For me is veeery easy to make the argument that this isn’t psychological, but only to the expected variance of tennis match results. It was you that had to carefully cherry-pick data to support your conclusion.

I would only have to choose among all the other match points he has won through the 20 grand slams he has won. Only considering Federer vs Djoko, Federer won 46% of the matches. There a lot of match points won there. Also, considering only Grand Slams, Federer won 6 out of 17. Not a great record, but still no negligible number of wins. And I would attribute that bad performance more to Djoko skills, and maybe also Djoko physical peak coinciding with Federer older age, than to any thing psychological.


I sometimes find word choice to be a reliable heuristic for evaluating the probable worth of some prose, but I don't see why, in this case, you feel this way. Would you mind elaborating? (Assuming your conclusion is indeed based on the phrasing chosen...)


I start from the assumption that Federer’s career (even in 2012) is enough to prove that he has the mental strength and can perform at the highest level in stressful championship decisions.

But the stronger reason to stop reading is that, in the most generous interpretation, the author started to argue the benefits of “not thinking too much” by using a unfalsifiable claim about a very subjective interpretation of a fact, attributing causality to an anedocte that is far too complex to be resumed into a simplistic reason based on the author’s assumption. This seemed ridiculous to me.

It was obvious to me that the author didn’t have much of a science-informed take (my impression form the title) and was just doing unsubstantiated storytelling


Perhaps OP meant that he had been dealing with a knee injury, and that doesn't have much to do with "mental frailty" at all: https://www.espn.com/tennis/story/_/id/30821027/roger-federe...

EDIT: Actually the article is from 2012, so I assume its because many of Federer's best years were still ahead of him.


The original article (from The Economist) is from 2012, so whatever the author was referring to was not the same as the injuries discussed in your 2021 article (from ESPN).


Hence the edit.


Which was made after my comment.


I think there was some page-refreshing asynchrony here, either on your end or mine. But I appreciate that you attempted to correct me, so thank you.


> To make good decisions in a complex world, Gigerenzer says, you have to be skilled at ignoring information.

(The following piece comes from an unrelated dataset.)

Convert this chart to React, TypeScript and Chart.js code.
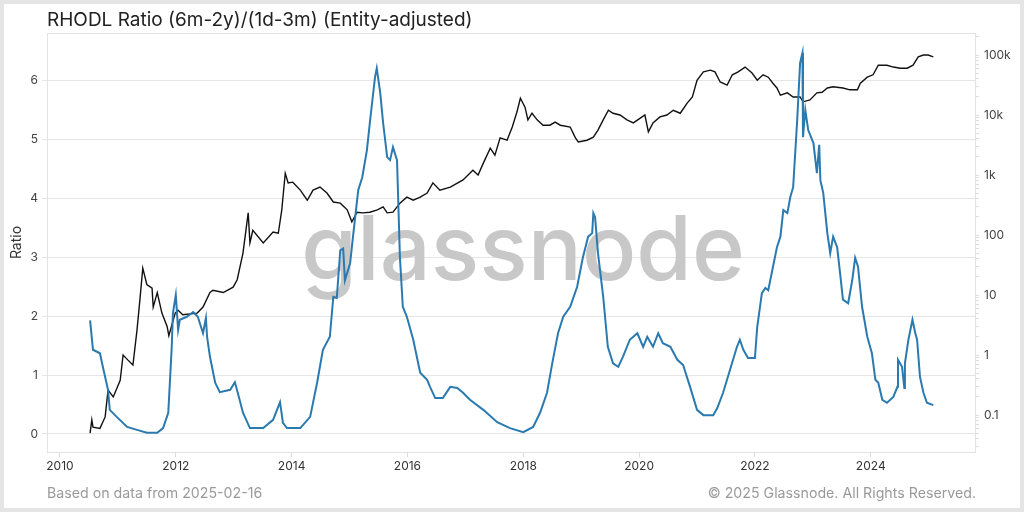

It's total bullshit. It might work with some crap like a lottery or bets on “American Idol” winners, but to solve complex tasks you need more information and more experience. All the examples in this article are to impress not-so-well-educated people, level of TV-show, not higher.

When we make quick decisions in areas out of our expertise, we use the same logic as when we make decisions based on emotions, empathy, “intuition”. It's nothing more than a lottery.

Their first example is just about a mentally burnt out person, that's all. Yes, we should give a rest to our brains, but the advice “just don't think too much” is an idiotic oversimplification.


From the article:

> They found that those who placed high trust in their feelings made better predictions than those who didn't. The result only applied, however, when the participants had some prior knowledge.

Which is exactly what you're saying so I'm uncertain why you're calling the article "total bullshit" when you're restating this critical part of it in your own comment and own words.


Maybe you need to read the whole article, there is more than just that.

For example, they use as evidence the experiment (on a small group of people, without a control group, without attempts to repeat it - everything to be called anti-scientific), where they separate students, based on the color of their skin. Amazing start, right? And the whole article is filled with such fairy tales, not by scientific data.